House to end 180-year-old ‘page’ program
WASHINGTON — Bringing the curtain down on a nearly 200-year-old tradition, leaders of the US House of Representatives announced Monday that they were doing away with the chamber’s “page” program.
Republican House Speaker John Boehner and Democratic House Minority Leader Nancy Pelosi cited the high cost of the program as well as advances in technology that have reduced the need for the teenaged messengers’ services.
“We have great appreciation for the unique role that pages have played in the history and traditions of the House of Representatives. This decision was not easy, but it is necessary,” they said in a joint statement.
“Although the traditional mission of the Page Program has diminished, we will work with members of the House to carry on the tradition of engaging young people in the work of the Congress.”
The lawmakers cited an independent study that highlighted how messages that pages once ferried around the vast US Capitol grounds now zoom among offices electronically and found that the annual cost to operate the program has topped $5 million, not including all expenses tied to the page dormitory and school.
Each page costs between $69,000 and $80,000 per school year to taxpayers — more than the most expensive US boarding schools, as well as most colleges and universities, said the two leaders.
House pages — who roam the halls of the US Congress in their trademark navy blue blazer, grey slacks or skirt, black shoes and necktie — must be at least 16, not more than 17, make good grades and have to be sponsored by a sitting member of the US Congress, according to the program’s website.
The first known instance of boys running errands and delivering messages in the US Congress dates to the 1820s, when three “pages” and eight older “messengers” worked in the Capitol, according to official records.
In modern Congresses, there have been about 70 House pages, each of whom earns a monthly gross salary of $1,804.83, from which taxes and a 35 percent room and board fee are deducted, according to the program’s official website.
The page population also reflected momentous social change in the United States, with Frank Mitchell of Springfield, Illinois becoming in April 1965 the first African American to gain full admittance to the program.
In an August 2008 interview for the House’s Oral History Project, Mitchell noted that he came to Washington amid social strife and the civil rights movement.
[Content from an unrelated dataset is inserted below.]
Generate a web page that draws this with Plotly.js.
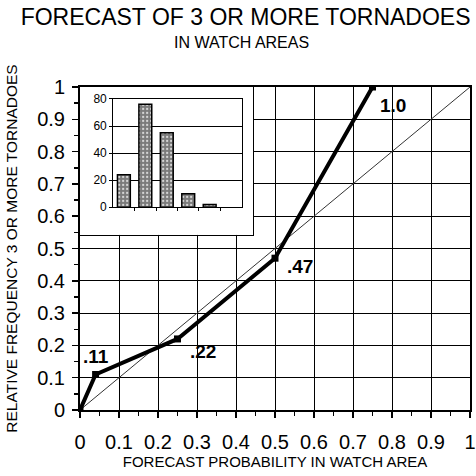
<!DOCTYPE html>
<html>
<head>
<meta charset="utf-8">
<script src="https://cdn.plot.ly/plotly-3.0.1.min.js"></script>
<style>html,body{margin:0;padding:0;background:#fff;}#chart{width:476px;height:476px;}</style>
</head>
<body>
<div id="chart"></div>
<script>
// ---- data ----
const forecastProb = [0, 0.04, 0.25, 0.5, 0.75];
const observedFreq = [0, 0.11, 0.22, 0.47, 1.0];
const pointLabels = ['', '.11', '.22', '.47', '1.0'];
const perfectX = [0, 1];
const perfectY = [0, 1];
const insetBins = [0, 1, 2, 3, 4];
const insetCounts = [24, 76, 55, 10, 2];

// ---- label offsets (pixels) ----
const labelShiftX = [0, 0, 25, 25, 20];
const labelShiftY = [0, 18, -13, -8, -18];

const FONT = 'Liberation Sans, Arial, sans-serif';

const traces = [
  { x: perfectX, y: perfectY, type: 'scatter', mode: 'lines',
    line: { color: '#333', width: 1 }, xaxis: 'x', yaxis: 'y', hoverinfo: 'skip' },
  { x: forecastProb, y: observedFreq, type: 'scatter', mode: 'lines+markers',
    line: { color: '#000', width: 4 }, marker: { symbol: 'square', size: 7, color: '#000' },
    xaxis: 'x', yaxis: 'y' },
  // empty trace to create inset frame subplot
  { x: [], y: [], type: 'scatter', mode: 'markers', xaxis: 'x2', yaxis: 'y2', hoverinfo: 'skip' },
  { x: insetBins, y: insetCounts, type: 'bar', xaxis: 'x3', yaxis: 'y3', width: 0.6,
    marker: { color: '#7a7a7a', line: { color: '#000', width: 1.5 },
      pattern: { shape: '.', fgcolor: '#d8d8d8', bgcolor: '#7a7a7a', size: 4, solidity: 0.25 } } }
];

const annotations = pointLabels.map((t, i) => ({
  text: t, x: forecastProb[i], y: observedFreq[i], xref: 'x', yref: 'y',
  showarrow: false, xshift: labelShiftX[i], yshift: labelShiftY[i],
  font: { family: FONT, size: 19, color: '#000', weight: 'bold' }
})).filter(a => a.text !== '');

annotations.push({
  text: 'IN WATCH AREAS', xref: 'paper', yref: 'paper', x: 0.415, y: 1.139,
  xanchor: 'center', yanchor: 'middle', showarrow: false,
  font: { family: FONT, size: 16, color: '#000' }
});

const layout = {
  width: 476, height: 476,
  margin: { l: 80, r: 6, t: 87, b: 66 },
  paper_bgcolor: '#fff', plot_bgcolor: '#fff',
  showlegend: false,
  title: { text: 'FORECAST OF 3 OR MORE TORNADOES', xref: 'container', yref: 'container',
    x: 0.516, y: 1 - 17 / 476, xanchor: 'center', yanchor: 'middle',
    font: { family: FONT, size: 23, color: '#000' } },
  xaxis: { domain: [0, 1], range: [0, 1], dtick: 0.1, tick0: 0,
    showgrid: true, gridcolor: '#000', gridwidth: 1, zeroline: false,
    showline: true, linecolor: '#000', linewidth: 2, mirror: true,
    ticks: 'outside', ticklen: 6, tickwidth: 1.5, tickcolor: '#000',
    minor: { dtick: 0.05, ticks: 'outside', ticklen: 4, tickcolor: '#000', showgrid: false },
    ticklabelstandoff: 7,
    tickfont: { family: FONT, size: 20, color: '#000' },
    title: { text: 'FORECAST PROBABILITY IN WATCH AREA', standoff: 4,
      font: { family: FONT, size: 15, color: '#000' } } },
  yaxis: { domain: [0, 1], range: [0, 1], dtick: 0.1, tick0: 0,
    showgrid: true, gridcolor: '#000', gridwidth: 1, zeroline: false,
    showline: true, linecolor: '#000', linewidth: 2, mirror: true,
    ticks: 'outside', ticklen: 6, tickwidth: 1.5, tickcolor: '#000',
    minor: { dtick: 0.05, ticks: 'outside', ticklen: 4, tickcolor: '#000', showgrid: false },
    ticklabelstandoff: 3,
    tickfont: { family: FONT, size: 20, color: '#000' },
    title: { text: 'RELATIVE FREQUENCY 3 OR MORE TORNADOES', standoff: 16,
      font: { family: FONT, size: 15.5, color: '#000' } } },
  // inset outer frame
  xaxis2: { domain: [0, 0.444], anchor: 'y2', range: [0, 1], showgrid: false, zeroline: false,
    showticklabels: false, ticks: '', showline: true, mirror: true, linecolor: '#000', linewidth: 1 },
  yaxis2: { domain: [0.542, 1], anchor: 'x2', range: [0, 1], showgrid: false, zeroline: false,
    showticklabels: false, ticks: '', showline: true, mirror: true, linecolor: '#000', linewidth: 1 },
  // inset bar chart
  xaxis3: { domain: [0.085, 0.415], anchor: 'y3', range: [-0.5, 5.5],
    tickvals: [0.5, 1.5, 2.5, 3.5, 4.5], showticklabels: false, ticks: 'outside', ticklen: 3,
    tickcolor: '#000', showgrid: false, zeroline: false,
    showline: true, mirror: true, linecolor: '#000', linewidth: 1 },
  yaxis3: { domain: [0.628, 0.963], anchor: 'x3', range: [0, 80], dtick: 20,
    showgrid: true, gridcolor: '#000', gridwidth: 1, zeroline: false,
    ticks: 'outside', ticklen: 3, tickcolor: '#000',
    showline: true, mirror: true, linecolor: '#000', linewidth: 1,
    tickfont: { family: FONT, size: 12, color: '#000' } },
  annotations: annotations
};

Plotly.newPlot('chart', traces, layout, { staticPlot: true, displayModeBar: false });
</script>
</body>
</html>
“Why my mother let me go or how my mother let me go is incredible to me. I mean, I had difficulty riding my bike across the busy street without her permission,” he said.
Girls permanently joined the program in May 1973 with the arrival of Felda Looper of Heavener, Oklahoma.
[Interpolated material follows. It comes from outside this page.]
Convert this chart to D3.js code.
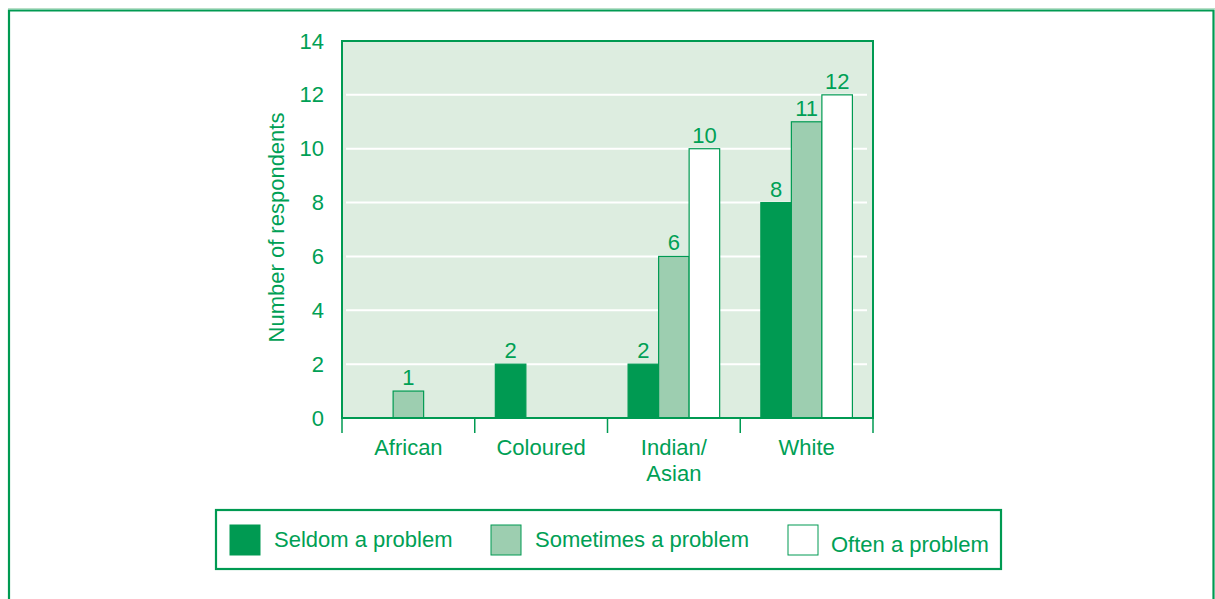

“This was a life-changing experience for me,” she told an Oral History Project interviewer in May 2007.
Pages have at times become embroiled in congressional sex scandals, including two in 1983 that saw the lawmakers involved be formally reprimanded by their colleagues for engaging in sexual relationships with teenagers.
And in 2006, Republican Representative Mark Foley resigned after sending sexually suggestive messages to teenaged boys who were former congressional pages.